Park Chase Apartments, Oklahoma


Kenn Beck, HUD Property Manager
"We took over this large apartment complex of 348 units. It was heated and cooled with a two-pipe system chilled water and heated water. The system is 27 years old. Many of the lines were plugged. The whole system was inoperative and we found out that a lot of the equipment was installed and used some 27 years ago, so we were faced with a total replacement of the HVAC system. You had people heating their units last winter with open-flame kitchen stoves.

"We wanted the best and cheapest thing for the government so we hired an engineering firm in Tulsa to evaluate the entire system. They evaluated every option from gas, combinations of gas and electric, all-electric, and heat pumps. They came to the conclusion that the most economical thing for the government, considering cash rebates and cash benefits from the utility company, was the ground-source heat pump.

"The simplicity of the thing has sold me on it, particularly the ground-source heat pump. Its a lot more simple than the air-to-air. The air-to-air is nothing like the ground-source. The unit that we buy is just almost like a window air conditioning unit. You just plug it in; its already charged. There is no filling it with Freon in the field and overcharging or undercharging it. The escape of Freon has become an issue and the people that we talk to have nothing to do."

Wes Smith, President, Smith Associates
"The gas hot water hydronic system had a lot of favorable features but it couldn't compete in the long term with the heat pump systems for this project."

Jim Bose, IGSHPA, Oklahoma State University
"The role that I play, working in combination with the utility companies like Public Service Oklahoma and the Electric Power Research Institute. Were looking for subdivision programs where we can demonstrate this technology in different areas of the country and different kinds of projects. The HUD project here is an example of a kind of project that we feel like has quite a bit of promise. You have a well-distributed area where the buildings are placed. It would be difficult to come in there with a chilled water system because of the underground piping and existing utilities that are here. An example of the kind of project where the ground-source technology is well suited. Distributed buildings where its easier to come in and add modular type of units in the various buildings and put that all together in a package that probably has an efficiency higher than anything else that we could do. "

Kevin Cahill, HUD Renovation Manager
"We were trying to reduce the glass area in all buildings. All the windows on the project were single-hung, non-insulated windows. We had a lot of conditions where we had three of those windows side-by-side. We took two of the windows out and left one in. Actually, the one that was left in was a new double-hung insulated window. "

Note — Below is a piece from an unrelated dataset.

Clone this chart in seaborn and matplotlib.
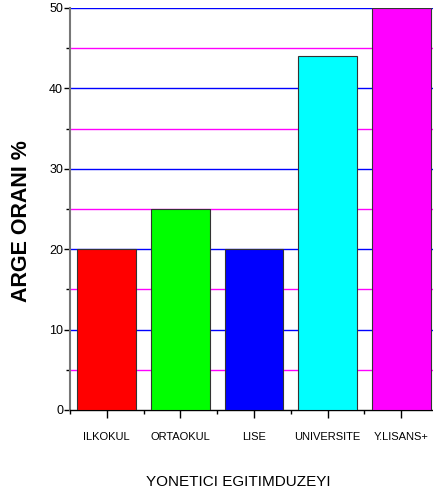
import matplotlib
matplotlib.use("Agg")
import matplotlib.pyplot as plt
from matplotlib.ticker import MultipleLocator
import seaborn as sns
import pandas as pd

categories = ["ILKOKUL", "ORTAOKUL", "LISE", "UNIVERSITE", "Y.LISANS+"]
values = [20, 25, 20, 44, 50]
colors = ["#FF0000", "#00FF00", "#0000FF", "#00FFFF", "#FF00FF"]

df = pd.DataFrame({"egitim": categories, "oran": values})

sns.set_theme(style="white")
plt.rcParams["font.family"] = ["Liberation Sans", "DejaVu Sans"]
plt.rcParams["text.color"] = "black"
plt.rcParams["axes.labelcolor"] = "black"
plt.rcParams["xtick.color"] = "black"
plt.rcParams["ytick.color"] = "black"

fig = plt.figure(figsize=(4.33, 4.99), dpi=100)
ax = fig.add_axes([70 / 433, 89 / 499, 368 / 433, 402 / 499])

sns.barplot(data=df, x="egitim", y="oran", hue="egitim", palette=colors,
            order=categories, hue_order=categories, dodge=False, legend=False,
            width=0.8, edgecolor="#333333", linewidth=0.8, saturation=1, ax=ax, zorder=3)

ax.set_ylim(0, 50)
ax.set_xlim(-0.5, len(categories) - 0.5)
ax.yaxis.set_major_locator(MultipleLocator(10))
ax.yaxis.set_minor_locator(MultipleLocator(5))
for v in range(10, 51, 10):
    ax.axhline(v, color="#0000FF", lw=1.0, zorder=1)
for v in range(5, 50, 10):
    ax.axhline(v, color="#FF00FF", lw=1.0, zorder=1)

ax.set_xticks(range(len(categories)))
ax.set_xticklabels(categories, fontsize=8)
ax.set_xticks([i + 0.5 for i in range(-1, len(categories))], minor=True)
ax.tick_params(axis="x", which="major", direction="out", length=6, width=1, pad=10)
ax.tick_params(axis="x", which="minor", direction="out", length=3, width=1)
ax.tick_params(axis="y", which="major", direction="out", length=4, width=1,
               labelsize=9, pad=1)
ax.tick_params(axis="y", which="minor", direction="out", length=3, width=1)
ax.tick_params(bottom=True, left=True, which="both")

for s in ["top", "right"]:
    ax.spines[s].set_visible(False)
ax.spines["left"].set_color("#777777")
ax.spines["left"].set_linewidth(1.5)
ax.spines["bottom"].set_color("black")
ax.spines["bottom"].set_linewidth(1.0)

ax.set_ylabel("ARGE ORANI %", fontsize=15.5, fontweight="bold")
ax.yaxis.set_label_coords(-0.103, 0.47)
ax.set_xlabel("YONETICI EGITIMDUZEYI", fontsize=11)
ax.xaxis.set_label_coords(0.457, -0.162)

fig.savefig("out.png", dpi=100)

Jay Murphy, K & M Shillingford
"Three very intelligent and basic questions. The first question, was it comfortable? Were the people and the tenants that lived in the apartments comfortable in the earth-coupled geothermal apartment complex? The answer to that from the maintenance department was 'Yes.' There is a 100 percent occupancy in the geothermal building. The other two buildings, which consist of window air conditioners and central furnaces, did not have a 100 percent occupancy. There was a waiting list, that if anybody left the geothermal apartment complex, the existing tenants from that property wanted to move into the geothermal building because of its comfort.

"The second question that Mr. Beck from HUD asked the maintenance man was reliability. What was the maintenance track record on the geothermal systems? The answer to that is the two existing gas heating and electric air conditioning had a preventative maintenance contract and an annual service contract with also additional service calls throughout the year. The geothermal system, being six years old, has no maintenance contract, probably two or three service calls over the last six years, and all the maintenance crew does is change the filters. That's all.

"The third question that Mr. Beck from HUD posed to maintenance was about utility bills. That answer was very simply put that the geothermal building cost approximately half the utility bills that the other two buildings have. So, in a nutshell, the three items that were of most concern to HUD comfort was answered, dependability and reliability from the service standpoint was answered and operational savings of up to 50 percent was answered."